If there is one thing I know about women it’s that almost everything that comes out of a man’s mouth can be construed as an insult. In fact, I minored in accidentally offending women – how else would you explain a girl freaking out on me when I told her that she had a body like J Lo (apparently not every woman appreciates their ass being compared to that of Latina royalty). My extensive background with these unintentional “rude” comments made me realize that if it this simple to anger a woman when you are trying to be polite, then intentionally snubbing a girl must be easier than Tara Reid after 9 shots of Stoli.
So, to steal a line from the Jiggaman, “with that disdain in my membrane” I have compiled some of the finest barbs to direct at your date to destroy their comfort level and ensure that you will be home free within 30 minutes or less. If you’re in a tight spot, try these jeers out and see where they get you:
– When the waiter comes by to take your dinner order, do not even let your date speak. Simply ask him to name some of the menu’s low-calorie specials and proceed to order her something off that list. Nothing grinds a lady’s gears quite like a remark about her weight. If the restaurant doesn’t offer low calorie meals, just get the broad a salad and make sure to emphasize that she will have it with low fat dressing. Don’t look her directly in the eye after placing the order; you may turn into stone.
– As soon as you sit down at the table, snap your fingers to rudely request the waiter’s attention. Once he arrives, quickly order a beer and two shots of the bar’s strongest alcohol (I told you this would separate the men from the boys). When you’re date says “No thanks, I really don’t want a shot right now,” you reply with “That’s sweet of you toots, but these are both from me – I’m gonna need all the help I can get to survive this night.” Yes, this one is rather ballsy but any girl who can be in the same room as you after this level of offense is a grade A skankopotamous with zero self-respect.
– When the conversation gets underway, keep telling your date that she reminds you of your ex-girlfriend… this should already get her feeling suspicious.

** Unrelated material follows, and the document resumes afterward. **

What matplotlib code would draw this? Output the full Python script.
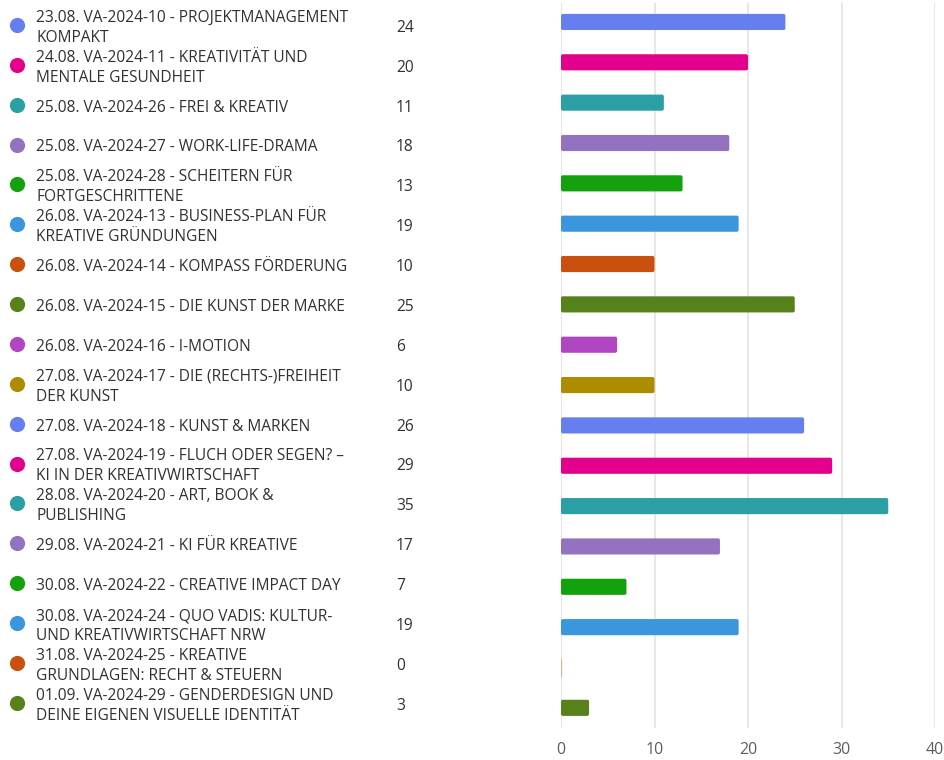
import matplotlib
matplotlib.use("Agg")
import matplotlib.pyplot as plt
from matplotlib.patches import FancyBboxPatch
from matplotlib.transforms import blended_transform_factory

labels = [
    "23.08. VA-2024-10 - PROJEKTMANAGEMENT\nKOMPAKT",
    "24.08. VA-2024-11 - KREATIVITÄT UND\nMENTALE GESUNDHEIT",
    "25.08. VA-2024-26 - FREI & KREATIV",
    "25.08. VA-2024-27 - WORK-LIFE-DRAMA",
    "25.08. VA-2024-28 - SCHEITERN FÜR\nFORTGESCHRITTENE",
    "26.08. VA-2024-13 - BUSINESS-PLAN FÜR\nKREATIVE GRÜNDUNGEN",
    "26.08. VA-2024-14 - KOMPASS FÖRDERUNG",
    "26.08. VA-2024-15 - DIE KUNST DER MARKE",
    "26.08. VA-2024-16 - I-MOTION",
    "27.08. VA-2024-17 - DIE (RECHTS-)FREIHEIT\nDER KUNST",
    "27.08. VA-2024-18 - KUNST & MARKEN",
    "27.08. VA-2024-19 - FLUCH ODER SEGEN? –\nKI IN DER KREATIVWIRTSCHAFT",
    "28.08. VA-2024-20 - ART, BOOK &\nPUBLISHING",
    "29.08. VA-2024-21 - KI FÜR KREATIVE",
    "30.08. VA-2024-22 - CREATIVE IMPACT DAY",
    "30.08. VA-2024-24 - QUO VADIS: KULTUR-\nUND KREATIVWIRTSCHAFT NRW",
    "31.08. VA-2024-25 - KREATIVE\nGRUNDLAGEN: RECHT & STEUERN",
    "01.09. VA-2024-29 - GENDERDESIGN UND\nDEINE EIGENEN VISUELLE IDENTITÄT",
]
values = [24, 20, 11, 18, 13, 19, 10, 25, 6, 10, 26, 29, 35, 17, 7, 19, 0, 3]
palette = ["#6580EE", "#E3008C", "#2AA0A4", "#9373C0", "#13A10E",
           "#3A96DD", "#CA5010", "#57811B", "#B146C2", "#AE8C00"]
xticks = [0, 10, 20, 30, 40]

colors = [palette[i % len(palette)] for i in range(len(values))]

W, H = 944, 760
fig = plt.figure(figsize=(W / 100, H / 100), dpi=100)
fig.patch.set_facecolor("white")
ax = fig.add_axes([561 / W, 1 - 728 / H, 374 / W, 725 / H])

font = "Open Sans"
txtcol = "#323130"

n = len(values)
ypos = list(range(n))
bars = ax.barh(ypos, values, height=0.40, color=colors, zorder=3)
# replace rectangles with rounded ones
for b, c in zip(bars, colors):
    x0, y0 = b.get_x(), b.get_y()
    w, h = b.get_width(), b.get_height()
    b.set_visible(False)
    if w > 0:
        p = FancyBboxPatch((x0, y0), w, h,
                           boxstyle="round,pad=0,rounding_size=0.2",
                           mutation_aspect=0.24, facecolor=c,
                           edgecolor="none", zorder=3)
        ax.add_patch(p)
    else:
        ax.plot([0.05, 0.05], [y0, y0 + h], color=c, alpha=0.35, lw=1, zorder=3)

ax.set_xlim(0, 40)
ax.set_ylim(17.5, -0.47)
ax.set_xticks(xticks)
ax.set_xticklabels([str(t) for t in xticks], fontsize=11.5, color="#605E5C",
                   family=font)
ax.set_yticks([])
ax.tick_params(axis="x", length=0, pad=10)
for s in ax.spines.values():
    s.set_visible(False)
ax.grid(axis="x", color="#E6E5E4", lw=1.3, zorder=0)
ax.axvline(0, color="#E6E5E4", lw=1.3, zorder=1)

tr = blended_transform_factory(fig.transFigure, ax.transData)
for i, (lab, v, c) in enumerate(zip(labels, values, colors)):
    ly = 0.074 + i * 0.9884
    ax.scatter([17 / W], [ly], s=120, color=c, transform=tr, clip_on=False,
               zorder=5, linewidths=0)
    ax.text(36 / W, ly + 0.07, lab, transform=tr, ha="left", va="center",
            fontsize=11.2, color=txtcol, family=font, linespacing=1.32,
            clip_on=False)
    ax.text(396 / W, ly + 0.07, str(v), transform=tr, ha="left", va="center",
            fontsize=11.2, color=txtcol, family=font, clip_on=False)

fig.savefig("out.png", dpi=100, facecolor="white")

Then start to bash your ex-girlfriend and let the expletives fly: call her a bitch, a slut, a hussy – whatever it takes to make it clear that anything associated with your ex must be damaged goods. Now back it up and let your poor date know that she is strikingly similar to your former love interest. If she doesn’t take the hint, then hit her over the head with the comparison by informing her that you and your ex banged on the first date and you expect the same treatment tonight.

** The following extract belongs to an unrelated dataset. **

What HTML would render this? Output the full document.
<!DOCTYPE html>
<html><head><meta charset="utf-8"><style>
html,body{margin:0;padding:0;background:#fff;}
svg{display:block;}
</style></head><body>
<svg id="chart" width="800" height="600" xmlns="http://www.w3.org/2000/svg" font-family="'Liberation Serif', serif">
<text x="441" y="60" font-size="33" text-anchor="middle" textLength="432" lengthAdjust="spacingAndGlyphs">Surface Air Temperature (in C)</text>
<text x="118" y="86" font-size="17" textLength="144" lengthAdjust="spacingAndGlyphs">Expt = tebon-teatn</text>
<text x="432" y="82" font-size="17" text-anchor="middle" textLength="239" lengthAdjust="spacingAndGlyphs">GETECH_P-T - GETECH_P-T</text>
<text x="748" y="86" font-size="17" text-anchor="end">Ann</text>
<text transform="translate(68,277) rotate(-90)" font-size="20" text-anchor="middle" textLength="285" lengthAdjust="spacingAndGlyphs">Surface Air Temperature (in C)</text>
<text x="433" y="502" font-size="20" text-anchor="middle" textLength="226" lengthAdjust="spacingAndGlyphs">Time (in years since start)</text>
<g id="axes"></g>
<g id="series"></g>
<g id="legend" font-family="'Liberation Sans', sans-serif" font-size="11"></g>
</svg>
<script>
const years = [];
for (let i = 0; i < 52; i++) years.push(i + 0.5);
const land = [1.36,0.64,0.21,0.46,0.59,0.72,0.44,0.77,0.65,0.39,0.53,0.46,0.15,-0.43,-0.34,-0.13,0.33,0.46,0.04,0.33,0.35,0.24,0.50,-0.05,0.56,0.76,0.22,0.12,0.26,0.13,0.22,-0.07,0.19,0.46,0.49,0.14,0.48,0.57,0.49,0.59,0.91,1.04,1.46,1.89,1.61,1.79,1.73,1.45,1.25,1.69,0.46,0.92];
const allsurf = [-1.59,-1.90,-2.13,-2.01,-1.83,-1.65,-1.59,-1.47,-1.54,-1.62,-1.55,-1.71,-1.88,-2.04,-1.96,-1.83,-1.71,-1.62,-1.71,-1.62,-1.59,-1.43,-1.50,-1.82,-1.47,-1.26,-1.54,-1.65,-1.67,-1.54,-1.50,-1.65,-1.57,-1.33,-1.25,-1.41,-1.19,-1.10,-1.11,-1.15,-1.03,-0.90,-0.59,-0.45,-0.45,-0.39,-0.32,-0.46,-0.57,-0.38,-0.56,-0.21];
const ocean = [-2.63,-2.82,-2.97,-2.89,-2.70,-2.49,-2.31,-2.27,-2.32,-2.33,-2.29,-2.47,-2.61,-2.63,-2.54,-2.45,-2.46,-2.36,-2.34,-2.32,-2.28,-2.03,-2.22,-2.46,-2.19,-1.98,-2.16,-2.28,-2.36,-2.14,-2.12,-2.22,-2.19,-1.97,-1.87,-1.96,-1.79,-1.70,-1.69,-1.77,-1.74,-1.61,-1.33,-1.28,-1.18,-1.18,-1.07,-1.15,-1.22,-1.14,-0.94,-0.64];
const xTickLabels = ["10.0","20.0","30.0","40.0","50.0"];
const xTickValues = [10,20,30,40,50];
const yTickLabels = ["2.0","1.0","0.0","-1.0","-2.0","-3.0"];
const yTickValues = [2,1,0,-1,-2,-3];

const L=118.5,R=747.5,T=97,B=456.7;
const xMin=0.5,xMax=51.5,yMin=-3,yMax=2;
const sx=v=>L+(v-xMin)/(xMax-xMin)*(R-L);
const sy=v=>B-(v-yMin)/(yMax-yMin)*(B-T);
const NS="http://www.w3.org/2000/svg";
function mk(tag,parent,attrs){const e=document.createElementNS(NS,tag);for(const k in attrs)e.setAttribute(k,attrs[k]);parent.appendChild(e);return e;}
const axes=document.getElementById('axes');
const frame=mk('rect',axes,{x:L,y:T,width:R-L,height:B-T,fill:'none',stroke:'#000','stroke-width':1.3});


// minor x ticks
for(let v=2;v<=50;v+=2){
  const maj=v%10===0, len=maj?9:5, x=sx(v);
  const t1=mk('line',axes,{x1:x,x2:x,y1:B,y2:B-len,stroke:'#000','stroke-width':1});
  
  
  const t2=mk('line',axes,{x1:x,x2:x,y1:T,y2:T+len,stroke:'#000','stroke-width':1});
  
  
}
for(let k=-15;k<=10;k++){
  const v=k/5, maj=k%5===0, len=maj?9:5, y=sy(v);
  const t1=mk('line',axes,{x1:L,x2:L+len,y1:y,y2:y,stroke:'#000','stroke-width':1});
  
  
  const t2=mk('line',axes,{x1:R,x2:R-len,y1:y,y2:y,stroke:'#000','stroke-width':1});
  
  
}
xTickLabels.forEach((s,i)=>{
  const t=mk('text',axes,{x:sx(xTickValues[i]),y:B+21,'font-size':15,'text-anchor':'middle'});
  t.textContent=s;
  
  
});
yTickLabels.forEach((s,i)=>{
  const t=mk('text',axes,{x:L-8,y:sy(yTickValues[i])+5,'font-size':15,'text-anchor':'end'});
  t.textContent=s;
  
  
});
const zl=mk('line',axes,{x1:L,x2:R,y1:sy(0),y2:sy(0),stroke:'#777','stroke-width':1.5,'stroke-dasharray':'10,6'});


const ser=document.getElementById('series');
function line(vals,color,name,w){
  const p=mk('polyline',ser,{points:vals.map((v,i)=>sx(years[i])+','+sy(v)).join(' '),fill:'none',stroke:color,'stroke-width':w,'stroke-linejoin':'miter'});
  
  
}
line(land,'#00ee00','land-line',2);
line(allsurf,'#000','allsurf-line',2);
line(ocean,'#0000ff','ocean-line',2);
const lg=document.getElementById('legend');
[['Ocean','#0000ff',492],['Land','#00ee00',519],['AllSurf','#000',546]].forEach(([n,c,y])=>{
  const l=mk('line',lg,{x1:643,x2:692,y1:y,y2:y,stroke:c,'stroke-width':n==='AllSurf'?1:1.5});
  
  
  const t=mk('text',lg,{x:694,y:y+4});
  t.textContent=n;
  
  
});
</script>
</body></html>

– When all else fails, just act like a fucking caveman. Cut loose all ties to civilization and physically disgust your date to the point where she cannot keep her food down. Put your hand down your pants and claw at your yambag, get food all over your face and refuse to wipe it off, blow your nose into your sleeve, burp loudly enough for the table next to you to hear it, let loose a dangerously foul-smelling fart and excuse yourself to the bathroom because, as you so eloquently put it, “may have just shit your pants.” If she is still into you after all these nasty shenanigans, then she is a keeper… I don’t care what the girl looks like; anyone willing to put up with a potential shart is marriage material.

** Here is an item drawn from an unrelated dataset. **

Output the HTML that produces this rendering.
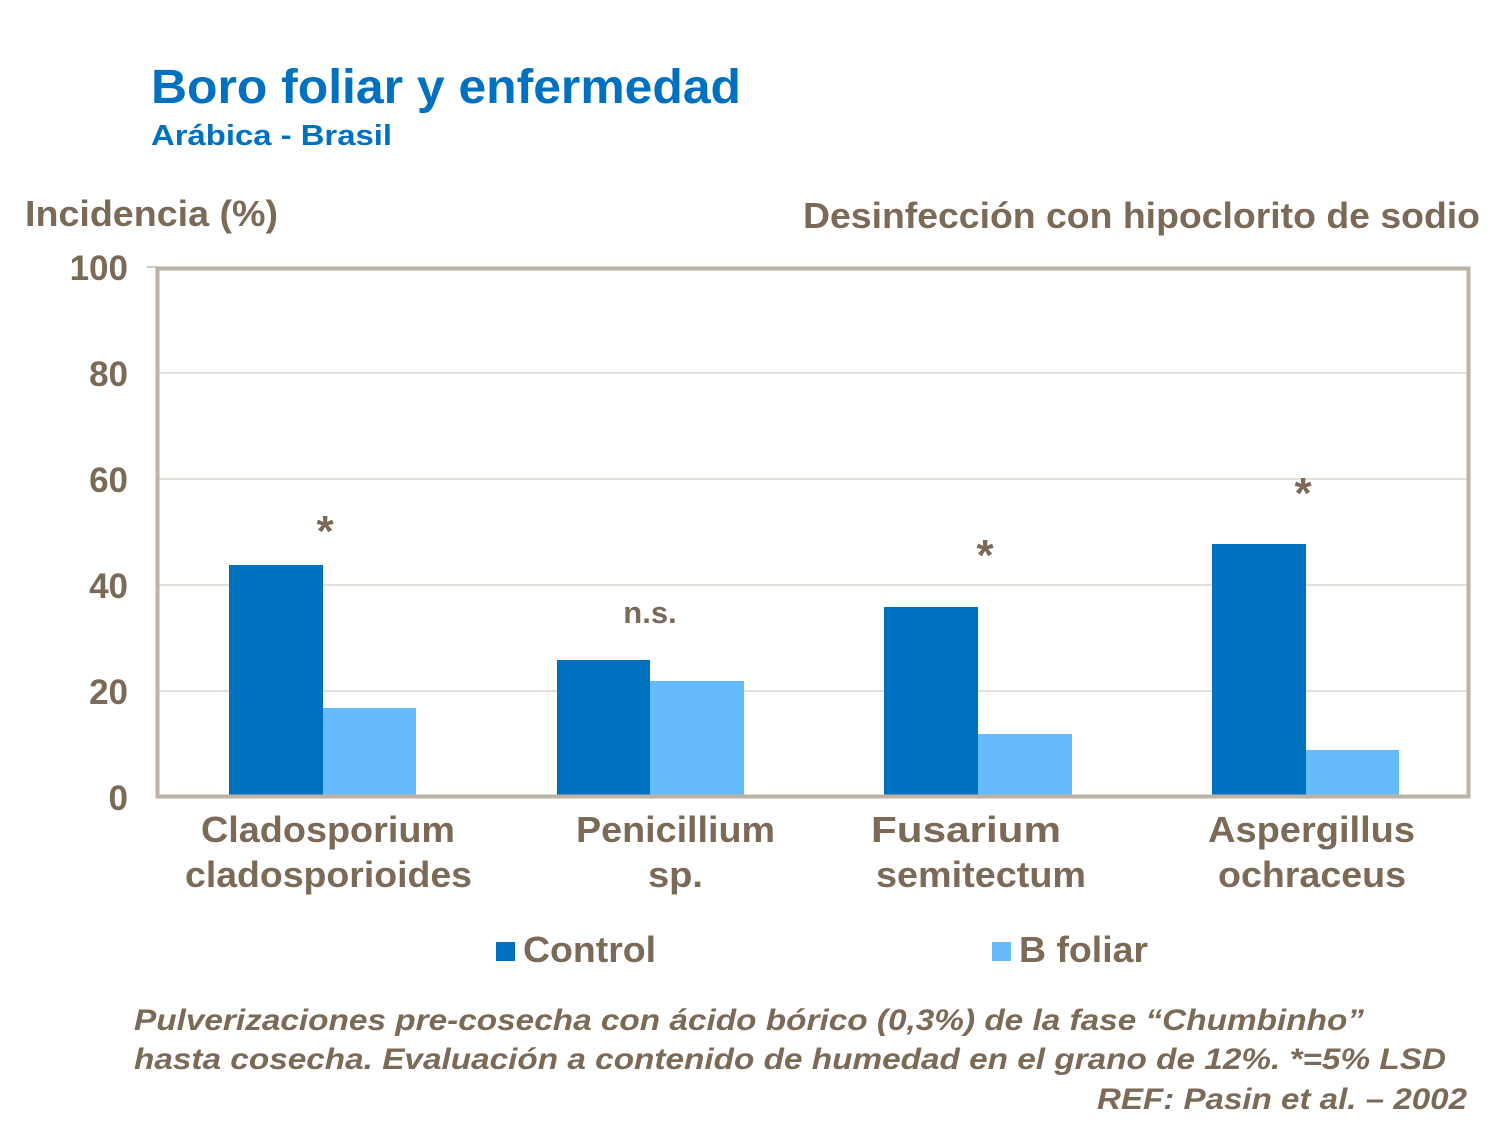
<!DOCTYPE html>
<html><head><meta charset="utf-8"><style>
html,body{margin:0;padding:0;background:#fff;}
svg{display:block;}
</style></head><body>
<svg width="1501" height="1126" viewBox="0 0 1501 1126" xmlns="http://www.w3.org/2000/svg" font-family="Liberation Sans, Arial, sans-serif" font-weight="bold">
<text x="151" y="103" font-size="48" fill="#0070c0" textLength="590" lengthAdjust="spacingAndGlyphs">Boro foliar y enfermedad</text>
<text x="151" y="145" font-size="29" fill="#0070c0" textLength="241" lengthAdjust="spacingAndGlyphs">Arábica  - Brasil</text>
<text x="25" y="226" font-size="36" fill="#7a6a57" textLength="253" lengthAdjust="spacingAndGlyphs">Incidencia (%)</text>
<text x="803" y="228" font-size="36" fill="#7a6a57" textLength="677" lengthAdjust="spacingAndGlyphs">Desinfección con hipoclorito de sodio</text>
<g stroke="#c8c0b6" stroke-width="1">
<line x1="158" y1="373" x2="1468" y2="373"/>
<line x1="158" y1="479" x2="1468" y2="479"/>
<line x1="158" y1="585" x2="1468" y2="585"/>
<line x1="158" y1="691" x2="1468" y2="691"/>
</g>
<g fill="#0070c0">
<rect x="229" y="565" width="94" height="232"/>
<rect x="557" y="660" width="93" height="137"/>
<rect x="884" y="607" width="94" height="190"/>
<rect x="1212" y="544" width="94" height="253"/>
</g>
<g fill="#66bbff">
<rect x="323" y="708" width="93" height="89"/>
<rect x="650" y="681" width="94" height="116"/>
<rect x="978" y="734" width="94" height="63"/>
<rect x="1306" y="750" width="93" height="47"/>
</g>
<rect x="157.5" y="268.5" width="1311" height="528" fill="none" stroke="#bcb2a6" stroke-width="4"/>
<line x1="147" y1="267" x2="158" y2="267" stroke="#999" stroke-width="1"/>
<g font-size="35" fill="#7a6a57" text-anchor="end">
<text x="128" y="280">100</text>
<text x="128" y="386">80</text>
<text x="128" y="492">60</text>
<text x="128" y="598">40</text>
<text x="128" y="704">20</text>
<text x="128" y="810">0</text>
</g>
<g font-size="44" fill="#7a6a57" text-anchor="middle">
<text x="325" y="546">*</text>
<text x="985" y="570">*</text>
<text x="1303" y="508">*</text>
</g>
<text x="650" y="623" font-size="31" fill="#7a6a57" text-anchor="middle">n.s.</text>
<g font-size="36" fill="#7a6a57">
<text x="201" y="842" textLength="254" lengthAdjust="spacingAndGlyphs">Cladosporium</text>
<text x="185" y="887" textLength="287" lengthAdjust="spacingAndGlyphs">cladosporioides</text>
<text x="576" y="842" textLength="199" lengthAdjust="spacingAndGlyphs">Penicillium</text>
<text x="648" y="887" textLength="55" lengthAdjust="spacingAndGlyphs">sp.</text>
<text x="871" y="842" textLength="190" lengthAdjust="spacingAndGlyphs">Fusarium</text>
<text x="876" y="887" textLength="210" lengthAdjust="spacingAndGlyphs">semitectum</text>
<text x="1208" y="842" textLength="207" lengthAdjust="spacingAndGlyphs">Aspergillus</text>
<text x="1218" y="887" textLength="188" lengthAdjust="spacingAndGlyphs">ochraceus</text>
</g>
<rect x="496" y="942" width="19" height="19" fill="#0070c0"/>
<text x="523" y="962" font-size="36" fill="#7a6a57" textLength="133" lengthAdjust="spacingAndGlyphs">Control</text>
<rect x="992" y="942" width="19" height="19" fill="#66bbff"/>
<text x="1019" y="962" font-size="36" fill="#7a6a57" textLength="129" lengthAdjust="spacingAndGlyphs">B foliar</text>
<g font-size="30" font-style="italic" fill="#7a6a57">
<text x="134" y="1030" textLength="1230" lengthAdjust="spacingAndGlyphs">Pulverizaciones pre-cosecha con ácido bórico (0,3%) de la fase “Chumbinho”</text>
<text x="134" y="1069" textLength="1312" lengthAdjust="spacingAndGlyphs">hasta cosecha. Evaluación a contenido de humedad en el grano de 12%. *=5% LSD</text>
<text x="1097" y="1109" textLength="370" lengthAdjust="spacingAndGlyphs">REF: Pasin et al. – 2002</text>
</g>
</svg>
</body></html>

So there you have it folks, some of the surefire ways to act abusively enough that no date can survive. If all else fails, just tell the chick that you are into dudes and that you were only attracted to her because she resembles Mickey Rourke. If you have any suggestions on funny ways to get out of the date from hell then we encourage you to share them with us in the comments section below. Good luck single socialites, it’s a jungle out there.